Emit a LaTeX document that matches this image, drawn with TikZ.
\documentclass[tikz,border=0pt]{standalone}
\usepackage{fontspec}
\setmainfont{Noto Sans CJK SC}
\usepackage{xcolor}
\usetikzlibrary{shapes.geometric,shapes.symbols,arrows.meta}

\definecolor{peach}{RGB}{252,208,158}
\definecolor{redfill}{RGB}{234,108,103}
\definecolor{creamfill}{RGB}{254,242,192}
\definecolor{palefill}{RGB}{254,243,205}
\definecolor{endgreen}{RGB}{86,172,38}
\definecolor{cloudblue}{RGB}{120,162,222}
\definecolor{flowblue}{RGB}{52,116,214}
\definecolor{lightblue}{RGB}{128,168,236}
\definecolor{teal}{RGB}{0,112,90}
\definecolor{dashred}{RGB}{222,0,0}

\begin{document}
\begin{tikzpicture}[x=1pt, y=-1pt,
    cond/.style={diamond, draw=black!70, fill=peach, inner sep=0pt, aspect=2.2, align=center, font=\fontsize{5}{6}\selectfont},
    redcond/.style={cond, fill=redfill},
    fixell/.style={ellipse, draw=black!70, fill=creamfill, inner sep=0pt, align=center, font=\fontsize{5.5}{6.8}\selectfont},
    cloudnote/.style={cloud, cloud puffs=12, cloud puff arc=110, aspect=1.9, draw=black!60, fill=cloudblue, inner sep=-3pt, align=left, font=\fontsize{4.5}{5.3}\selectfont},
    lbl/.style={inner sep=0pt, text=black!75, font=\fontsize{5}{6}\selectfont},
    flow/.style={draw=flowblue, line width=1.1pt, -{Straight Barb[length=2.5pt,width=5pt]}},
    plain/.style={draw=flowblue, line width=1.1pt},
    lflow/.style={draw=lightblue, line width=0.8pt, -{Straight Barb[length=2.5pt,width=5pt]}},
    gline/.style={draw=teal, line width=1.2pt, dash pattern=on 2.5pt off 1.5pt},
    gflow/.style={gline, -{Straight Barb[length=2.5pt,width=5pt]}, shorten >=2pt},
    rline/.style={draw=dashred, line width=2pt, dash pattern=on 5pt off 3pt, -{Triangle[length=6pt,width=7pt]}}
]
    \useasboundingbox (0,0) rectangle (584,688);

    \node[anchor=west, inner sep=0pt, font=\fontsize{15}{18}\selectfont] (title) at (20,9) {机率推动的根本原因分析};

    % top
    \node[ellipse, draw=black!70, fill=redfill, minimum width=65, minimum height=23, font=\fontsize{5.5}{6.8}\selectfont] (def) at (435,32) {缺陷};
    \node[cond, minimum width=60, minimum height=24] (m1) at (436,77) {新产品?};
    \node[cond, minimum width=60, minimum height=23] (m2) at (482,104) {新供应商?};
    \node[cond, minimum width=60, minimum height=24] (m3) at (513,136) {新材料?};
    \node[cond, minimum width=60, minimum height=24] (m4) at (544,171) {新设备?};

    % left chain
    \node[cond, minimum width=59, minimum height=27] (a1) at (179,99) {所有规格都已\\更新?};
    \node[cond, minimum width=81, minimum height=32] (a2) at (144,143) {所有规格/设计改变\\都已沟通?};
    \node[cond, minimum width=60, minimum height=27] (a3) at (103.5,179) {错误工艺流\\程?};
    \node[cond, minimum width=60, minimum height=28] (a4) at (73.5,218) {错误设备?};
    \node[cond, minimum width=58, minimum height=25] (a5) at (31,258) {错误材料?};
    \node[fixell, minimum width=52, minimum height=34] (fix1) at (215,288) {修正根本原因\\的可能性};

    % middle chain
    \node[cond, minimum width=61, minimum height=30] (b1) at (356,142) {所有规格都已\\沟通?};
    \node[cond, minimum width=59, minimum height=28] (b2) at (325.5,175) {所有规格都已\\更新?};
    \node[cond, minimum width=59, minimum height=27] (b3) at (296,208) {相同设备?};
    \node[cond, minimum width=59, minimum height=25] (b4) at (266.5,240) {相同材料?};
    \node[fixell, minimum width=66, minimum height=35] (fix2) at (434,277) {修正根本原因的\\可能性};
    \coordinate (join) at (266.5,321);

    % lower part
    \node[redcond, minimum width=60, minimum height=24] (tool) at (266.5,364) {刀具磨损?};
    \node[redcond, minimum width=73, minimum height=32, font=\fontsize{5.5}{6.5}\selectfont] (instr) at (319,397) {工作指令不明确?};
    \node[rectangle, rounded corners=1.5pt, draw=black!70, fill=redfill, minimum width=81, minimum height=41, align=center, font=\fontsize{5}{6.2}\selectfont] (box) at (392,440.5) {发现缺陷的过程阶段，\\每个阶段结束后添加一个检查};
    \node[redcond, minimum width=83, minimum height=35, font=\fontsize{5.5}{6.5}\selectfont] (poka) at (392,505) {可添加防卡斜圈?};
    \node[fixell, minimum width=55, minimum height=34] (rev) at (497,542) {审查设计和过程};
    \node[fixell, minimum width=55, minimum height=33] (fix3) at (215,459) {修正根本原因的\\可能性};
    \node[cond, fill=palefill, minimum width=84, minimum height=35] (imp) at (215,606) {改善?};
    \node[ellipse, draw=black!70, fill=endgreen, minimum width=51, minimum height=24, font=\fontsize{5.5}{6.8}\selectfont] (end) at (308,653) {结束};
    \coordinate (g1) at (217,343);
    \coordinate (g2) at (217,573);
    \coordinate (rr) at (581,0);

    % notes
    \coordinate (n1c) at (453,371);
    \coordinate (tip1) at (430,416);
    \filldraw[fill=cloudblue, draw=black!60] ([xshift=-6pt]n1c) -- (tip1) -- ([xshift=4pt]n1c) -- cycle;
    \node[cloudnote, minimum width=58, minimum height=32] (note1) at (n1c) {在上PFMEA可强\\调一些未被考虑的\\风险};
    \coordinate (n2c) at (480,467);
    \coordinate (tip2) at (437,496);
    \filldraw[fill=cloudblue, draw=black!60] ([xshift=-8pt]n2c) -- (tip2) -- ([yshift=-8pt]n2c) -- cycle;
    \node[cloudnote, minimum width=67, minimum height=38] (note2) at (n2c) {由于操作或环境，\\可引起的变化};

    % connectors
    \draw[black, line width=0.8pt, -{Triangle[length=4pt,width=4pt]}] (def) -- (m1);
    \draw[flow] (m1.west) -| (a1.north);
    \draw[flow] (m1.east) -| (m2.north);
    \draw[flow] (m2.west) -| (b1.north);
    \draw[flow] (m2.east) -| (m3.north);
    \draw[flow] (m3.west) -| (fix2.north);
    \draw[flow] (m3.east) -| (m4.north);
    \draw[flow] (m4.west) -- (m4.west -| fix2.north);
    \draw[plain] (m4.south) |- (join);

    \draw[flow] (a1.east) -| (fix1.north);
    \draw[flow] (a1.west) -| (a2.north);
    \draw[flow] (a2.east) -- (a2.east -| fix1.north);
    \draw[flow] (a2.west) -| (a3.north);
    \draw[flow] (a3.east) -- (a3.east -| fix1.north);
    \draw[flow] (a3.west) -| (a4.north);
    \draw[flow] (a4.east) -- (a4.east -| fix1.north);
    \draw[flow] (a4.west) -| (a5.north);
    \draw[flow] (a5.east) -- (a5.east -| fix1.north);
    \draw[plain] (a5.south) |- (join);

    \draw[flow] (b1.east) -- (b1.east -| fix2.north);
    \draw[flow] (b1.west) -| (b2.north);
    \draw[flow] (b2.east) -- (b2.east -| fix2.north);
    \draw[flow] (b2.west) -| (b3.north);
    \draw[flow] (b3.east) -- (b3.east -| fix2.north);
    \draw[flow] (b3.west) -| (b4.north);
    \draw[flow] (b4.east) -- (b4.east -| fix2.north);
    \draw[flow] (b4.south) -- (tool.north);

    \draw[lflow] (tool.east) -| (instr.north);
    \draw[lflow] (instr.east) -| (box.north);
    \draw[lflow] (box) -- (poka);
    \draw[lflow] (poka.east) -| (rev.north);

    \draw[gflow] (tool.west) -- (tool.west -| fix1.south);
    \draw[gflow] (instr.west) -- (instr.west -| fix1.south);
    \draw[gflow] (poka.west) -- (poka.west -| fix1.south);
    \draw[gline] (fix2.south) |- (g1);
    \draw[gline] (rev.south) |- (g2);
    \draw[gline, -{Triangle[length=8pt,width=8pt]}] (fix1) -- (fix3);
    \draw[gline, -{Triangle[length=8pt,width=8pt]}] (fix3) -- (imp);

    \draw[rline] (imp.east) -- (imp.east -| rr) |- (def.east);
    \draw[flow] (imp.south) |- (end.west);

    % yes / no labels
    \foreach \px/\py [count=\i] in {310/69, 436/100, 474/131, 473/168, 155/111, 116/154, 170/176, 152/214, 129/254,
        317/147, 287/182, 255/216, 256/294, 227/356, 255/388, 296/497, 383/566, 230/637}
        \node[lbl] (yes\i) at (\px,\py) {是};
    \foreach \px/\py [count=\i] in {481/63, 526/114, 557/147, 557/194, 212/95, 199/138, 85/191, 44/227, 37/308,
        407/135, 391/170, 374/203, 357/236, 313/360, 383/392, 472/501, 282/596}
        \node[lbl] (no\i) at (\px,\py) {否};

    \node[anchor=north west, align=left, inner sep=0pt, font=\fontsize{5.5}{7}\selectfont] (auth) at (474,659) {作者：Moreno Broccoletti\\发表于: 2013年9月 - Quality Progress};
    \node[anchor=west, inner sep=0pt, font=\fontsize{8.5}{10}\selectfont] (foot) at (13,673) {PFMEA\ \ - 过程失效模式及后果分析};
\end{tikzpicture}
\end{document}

PROBLEM DESCRIPTION >> From the very first line of the data through the line with "(0,0) rectangle (584,688);" in it, please reproduce each line exactly and output nothing more.

FINAL ANSWER >>
Emit a LaTeX document that matches this image, drawn with TikZ.
\documentclass[tikz,border=0pt]{standalone}
\usepackage{fontspec}
\setmainfont{Noto Sans CJK SC}
\usepackage{xcolor}
\usetikzlibrary{shapes.geometric,shapes.symbols,arrows.meta}

\definecolor{peach}{RGB}{252,208,158}
\definecolor{redfill}{RGB}{234,108,103}
\definecolor{creamfill}{RGB}{254,242,192}
\definecolor{palefill}{RGB}{254,243,205}
\definecolor{endgreen}{RGB}{86,172,38}
\definecolor{cloudblue}{RGB}{120,162,222}
\definecolor{flowblue}{RGB}{52,116,214}
\definecolor{lightblue}{RGB}{128,168,236}
\definecolor{teal}{RGB}{0,112,90}
\definecolor{dashred}{RGB}{222,0,0}

\begin{document}
\begin{tikzpicture}[x=1pt, y=-1pt,
    cond/.style={diamond, draw=black!70, fill=peach, inner sep=0pt, aspect=2.2, align=center, font=\fontsize{5}{6}\selectfont},
    redcond/.style={cond, fill=redfill},
    fixell/.style={ellipse, draw=black!70, fill=creamfill, inner sep=0pt, align=center, font=\fontsize{5.5}{6.8}\selectfont},
    cloudnote/.style={cloud, cloud puffs=12, cloud puff arc=110, aspect=1.9, draw=black!60, fill=cloudblue, inner sep=-3pt, align=left, font=\fontsize{4.5}{5.3}\selectfont},
    lbl/.style={inner sep=0pt, text=black!75, font=\fontsize{5}{6}\selectfont},
    flow/.style={draw=flowblue, line width=1.1pt, -{Straight Barb[length=2.5pt,width=5pt]}},
    plain/.style={draw=flowblue, line width=1.1pt},
    lflow/.style={draw=lightblue, line width=0.8pt, -{Straight Barb[length=2.5pt,width=5pt]}},
    gline/.style={draw=teal, line width=1.2pt, dash pattern=on 2.5pt off 1.5pt},
    gflow/.style={gline, -{Straight Barb[length=2.5pt,width=5pt]}, shorten >=2pt},
    rline/.style={draw=dashred, line width=2pt, dash pattern=on 5pt off 3pt, -{Triangle[length=6pt,width=7pt]}}
]
    \useasboundingbox (0,0) rectangle (584,688);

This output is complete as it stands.